> [STATED PROBLEM]: Take the lines of the data below from the very first through the line containing "const data = hours.map((h, i)" and output them exactly, pictures excluded.

> [SUPPLIED INFORMATION]:

::::

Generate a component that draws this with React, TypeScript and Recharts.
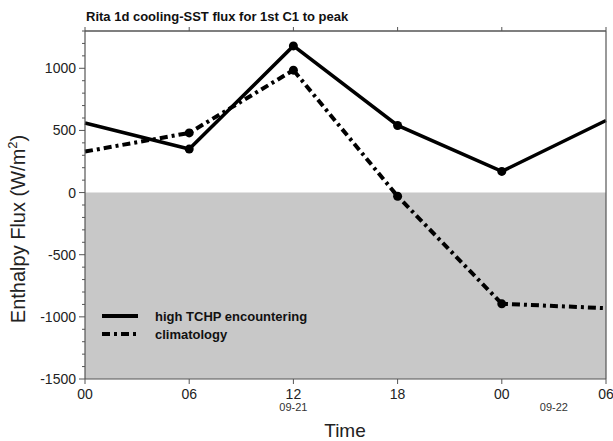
import React from "react";
import { LineChart, Line, XAxis, YAxis, ReferenceArea, Legend } from "recharts";

// ---- data ----
const hours = [0, 6, 12, 18, 24, 30];
const hourLabels = ["00", "06", "12", "18", "00", "06"];
const highTCHP = [560, 350, 1180, 540, 170, 580];
const climatology = [330, 480, 985, -30, -895, -930];
const dateTicks = [12, 27];
const dateLabels = ["09-21", "09-22"];
const yTicks = [
  -1500, -1400, -1300, -1200, -1100, -1000, -900, -800, -700, -600, -500, -400, -300, -200, -100,
  0, 100, 200, 300, 400, 500, 600, 700, 800, 900, 1000, 1100, 1200, 1300,
];
const yMajor = [-1500, -1000, -500, 0, 500, 1000];
const seriesNames = ["high TCHP encountering", "climatology"];

const data = hours.map((h, i) => ({ h, high: highTCHP[i], clim: climatology[i] }));

const FONT = "'Liberation Sans', Arial, Helvetica, sans-serif";
const AXIS = "#555";
const DASH = "8 4 3 4";

const LeftTick = (p: any) => {
  const v = p.payload.value;
  const major = yMajor.includes(v);
  return (
    <g>
      <line x1={p.x - (major ? 6 : 3)} x2={p.x} y1={p.y} y2={p.y} stroke={AXIS} strokeWidth={1} />
      {major && (
        <text x={p.x - 9} y={p.y} dy={5} textAnchor="end" fontSize={14} fontFamily={FONT} fill="#222">
          {v}
        </text>
      )}
    </g>
  );
};

const RightTick = (p: any) => {
  const v = p.payload.value;
  const major = yMajor.includes(v);
  return <line x1={p.x} x2={p.x + (major ? 5 : 3)} y1={p.y} y2={p.y} stroke={AXIS} strokeWidth={1} />;
};

const BottomTick = (p: any) => {
  const i = hours.indexOf(p.payload.value);
  return (
    <g>
      <line x1={p.x} x2={p.x} y1={p.y} y2={p.y + 5} stroke={AXIS} strokeWidth={1} />
      <text x={p.x} y={p.y + 20} textAnchor="middle" fontSize={14} fontFamily={FONT} fill="#222">
        {hourLabels[i]}
      </text>
    </g>
  );
};

const TopTick = (p: any) => (
  <line x1={p.x} x2={p.x} y1={p.y - 4} y2={p.y} stroke={AXIS} strokeWidth={1} />
);

const DateTick = (p: any) => {
  const i = dateTicks.indexOf(p.payload.value);
  return (
    <text x={p.x} y={p.y + 12} textAnchor="middle" fontSize={11} fontFamily={FONT} fill="#333">
      {dateLabels[i]}
    </text>
  );
};

const makeDot = (key: string) => (p: any) => {
  const idx = p.index;
  if (idx < 1 || idx > 4) return <g key={`${key}-${idx}`} />;
  return <circle key={`${key}-${idx}`} cx={p.cx} cy={p.cy} r={4.5} fill="#000" stroke="none" />;
};

const LegendContent = () => (
  <svg width={260} height={42} style={{ display: "block" }}>
    <line x1={7} x2={43} y1={11} y2={11} stroke="#000" strokeWidth={4} />
    <text x={60} y={15.5} fontSize={13} fontWeight="bold" fontFamily={FONT} fill="#111">
      {seriesNames[0]}
    </text>
    <line x1={7} x2={43} y1={29} y2={29} stroke="#000" strokeWidth={4} strokeDasharray={DASH} />
    <text x={60} y={33.5} fontSize={13} fontWeight="bold" fontFamily={FONT} fill="#111">
      {seriesNames[1]}
    </text>
  </svg>
);

export default function App() {
  return (
    <div style={{ position: "absolute", left: 0, top: 0, width: 613, height: 441, background: "#fff" }}>
      <LineChart width={613} height={441} data={data} margin={{ top: 27, right: 3, bottom: 27, left: 25 }}>
        <ReferenceArea
          x1={0}
          x2={30}
          y1={-1500}
          y2={0}
          fill="#c8c8c8"
          fillOpacity={1}
          stroke="none"
        />
        <XAxis
          dataKey="h"
          type="number"
          domain={[0, 30]}
          ticks={hours}
          interval={0}
          height={20}
          tickSize={0}
          tickMargin={0}
          tickLine={false}
          axisLine={{ stroke: AXIS, strokeWidth: 1.2 }}
          tick={BottomTick}
        />
        <XAxis
          xAxisId="d"
          dataKey="h"
          type="number"
          domain={[0, 30]}
          ticks={dateTicks}
          interval={0}
          height={15}
          tickSize={0}
          tickMargin={0}
          tickLine={false}
          axisLine={false}
          tick={DateTick}
        />
        <XAxis
          xAxisId="t"
          orientation="top"
          dataKey="h"
          type="number"
          domain={[0, 30]}
          ticks={hours}
          interval={0}
          height={4}
          tickSize={0}
          tickMargin={0}
          tickLine={false}
          axisLine={{ stroke: AXIS, strokeWidth: 1.5 }}
          tick={TopTick}
        />
        <YAxis
          type="number"
          domain={[-1500, 1300]}
          ticks={yTicks}
          interval={0}
          width={60}
          tickSize={0}
          tickMargin={0}
          tickLine={false}
          axisLine={{ stroke: AXIS, strokeWidth: 1.2 }}
          tick={LeftTick}
        />
        <YAxis
          yAxisId="r"
          orientation="right"
          type="number"
          domain={[-1500, 1300]}
          ticks={yTicks}
          interval={0}
          width={4}
          tickSize={0}
          tickMargin={0}
          tickLine={false}
          axisLine={{ stroke: AXIS, strokeWidth: 1.2 }}
          tick={RightTick}
        />
        <Line
          dataKey="high"
          name={seriesNames[0]}
          stroke="#000"
          strokeWidth={3.5}
          dot={makeDot("h")}
          activeDot={false}
          isAnimationActive={false}
        />
        <Line
          dataKey="clim"
          name={seriesNames[1]}
          stroke="#000"
          strokeWidth={4}
          strokeDasharray={DASH}
          dot={makeDot("c")}
          activeDot={false}
          isAnimationActive={false}
        />
        <Legend
          layout="vertical"
          align="center"
          verticalAlign="middle"
          wrapperStyle={{ left: 95, top: 305, width: 260, height: 42 }}
          content={LegendContent}
        />
      </LineChart>
      <svg
        width={613}
        height={441}
        style={{ position: "absolute", left: 0, top: 0, pointerEvents: "none" }}
      >
        <text x={86} y={21} fontSize={13} fontWeight="bold" fontFamily={FONT} fill="#111">
          Rita 1d cooling-SST flux for 1st C1 to peak
        </text>
        <text
          x={345}
          y={437}
          textAnchor="middle"
          fontSize={19}
          fontFamily={FONT}
          fill="#222"
        >
          Time
        </text>
        <text
          transform="translate(25,229) rotate(-90)"
          textAnchor="middle"
          fontSize={20}
          fontFamily={FONT}
          fill="#222"
        >
          Enthalpy Flux (W/m
          <tspan dy={-8} fontSize={13}>2</tspan>
          <tspan dy={8}>)</tspan>
        </text>
      </svg>
    </div>
  );
}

::::

> [OUTPUT FOR THIS TASK]:
Generate a component that draws this with React, TypeScript and Recharts.
import React from "react";
import { LineChart, Line, XAxis, YAxis, ReferenceArea, Legend } from "recharts";

// ---- data ----
const hours = [0, 6, 12, 18, 24, 30];
const hourLabels = ["00", "06", "12", "18", "00", "06"];
const highTCHP = [560, 350, 1180, 540, 170, 580];
const climatology = [330, 480, 985, -30, -895, -930];
const dateTicks = [12, 27];
const dateLabels = ["09-21", "09-22"];
const yTicks = [
  -1500, -1400, -1300, -1200, -1100, -1000, -900, -800, -700, -600, -500, -400, -300, -200, -100,
  0, 100, 200, 300, 400, 500, 600, 700, 800, 900, 1000, 1100, 1200, 1300,
];
const yMajor = [-1500, -1000, -500, 0, 500, 1000];
const seriesNames = ["high TCHP encountering", "climatology"];

const data = hours.map((h, i) => ({ h, high: highTCHP[i], clim: climatology[i] }));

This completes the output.